### Weaviate Vector DB Creation

In [1]:
!docker compose up -d

 Container rag-comprehensive-weaviate-1  Starting
Error response from daemon: driver failed programming external connectivity on endpoint rag-comprehensive-weaviate-1 (8762104eacd08910fa6f73f5dff6fbeb0203242860fb295b6d1dc1b3085f0146): Bind for 0.0.0.0:50051 failed: port is already allocated


In [2]:
import os
import weaviate
from dotenv import load_dotenv
load_dotenv()

# Create weaviate client
google_api_key=os.getenv("GOOGLE_API_KEY")
client = weaviate.Client(
    url = "http://localhost:8080",  # Replace with your endpoint
    additional_headers = {
        "X-Google-Api-Key": google_api_key # Replace with your inference API key
    }
)
client.is_ready()

            Please consider upgrading to the latest version. See https://weaviate.io/developers/weaviate/client-libraries/python for details.


True

### Data loading

In [3]:
from llama_index.core import SimpleDirectoryReader
# Load documents
documents=SimpleDirectoryReader("./data").load_data()

### Hierarchical splitter

In [4]:
from llama_index.core.node_parser import TokenTextSplitter
text_splitter_ids = ["1024", "510"]
text_splitter_map = {}
for ids in text_splitter_ids:
    text_splitter_map[ids] = TokenTextSplitter(
        chunk_size=int(ids),
        chunk_overlap=200
    )

In [12]:
from llama_index.core import SimpleDirectoryReader, Document
from llama_index.core.node_parser import HierarchicalNodeParser, get_leaf_nodes
from llama_index.core.schema import MetadataMode

# This function takes in a directory of files, puts them in a giant document, and parses and returns them as:
# - a hierarchical node structure if it's a hierarchical implementation
# - a simple node structure if it's a non-hierarchial implementation

def hierachical_splitter(filepath, hierarchical=True):
    """Load documents from a directory."""
    documents=SimpleDirectoryReader(filepath).load_data()

    if hierarchical:
        # combine all documents into one
        documents = [
            Document(text="\n\n".join(
                    document.get_content(metadata_mode=MetadataMode.ALL)
                    for document in documents
                )
            )
        ]

        node_parser = HierarchicalNodeParser.from_defaults(node_parser_ids=text_splitter_ids, node_parser_map=text_splitter_map)

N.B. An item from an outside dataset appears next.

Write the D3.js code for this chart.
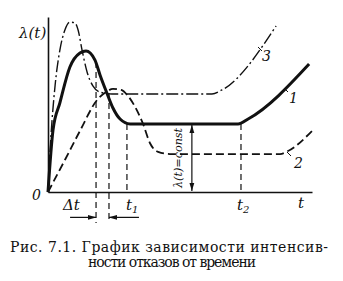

        parent_nodes = node_parser.get_nodes_from_documents(documents)
        return parent_nodes, get_leaf_nodes(parent_nodes)
    else:
        return parent_nodes

# After loading the documents, call the function:
parent_nodes, leaf_nodes = hierachical_splitter("data", hierarchical=True)

### Data Indexing

In [13]:
from llama_index.llms.gemini import Gemini
from llama_index.embeddings.gemini import GeminiEmbedding
from llama_index.core.node_parser import SentenceSplitter
from llama_index.core import Settings

Settings.llm = Gemini(models='gemini-pro', api_key=google_api_key)
Settings.embed_model = GeminiEmbedding(model_name="models/embedding-001")
Settings.node_parser = SentenceSplitter(chunk_size=512, chunk_overlap=20)
Settings.num_output = 512
Settings.context_window = 3900

  from .autonotebook import tqdm as notebook_tqdm


#### Load and Parse Documents with Node Parser

We load the documentation and store parent nodes in a `SimpleDocumentStore` and leaf nodes in a `VectorStoreIndex`.

In [14]:
from llama_index.core.storage.docstore import SimpleDocumentStore

docstore = SimpleDocumentStore()
docstore.add_documents(parent_nodes)

In [15]:
from llama_index.core import VectorStoreIndex
from llama_index.core import StorageContext
from llama_index.vector_stores.weaviate import WeaviateVectorStore

# construct vector store 
vector_store = WeaviateVectorStore(weaviate_client=client)

# set up storage for embeddings
storage_context = StorageContext.from_defaults(docstore=docstore, vector_store=vector_store)
# set up the index 
index = VectorStoreIndex(
    leaf_nodes,
    storage_context=storage_context
)

### Data Querying

##### Query with Default Vector Search

In [16]:
from llama_index.core.response.notebook_utils import display_response

query_engine = index.as_query_engine()
response = query_engine.query("What did the author do growing up?")

display_response(response)


**`Final Response:`** The author wrote short stories and programmed on an IBM 1401 computer.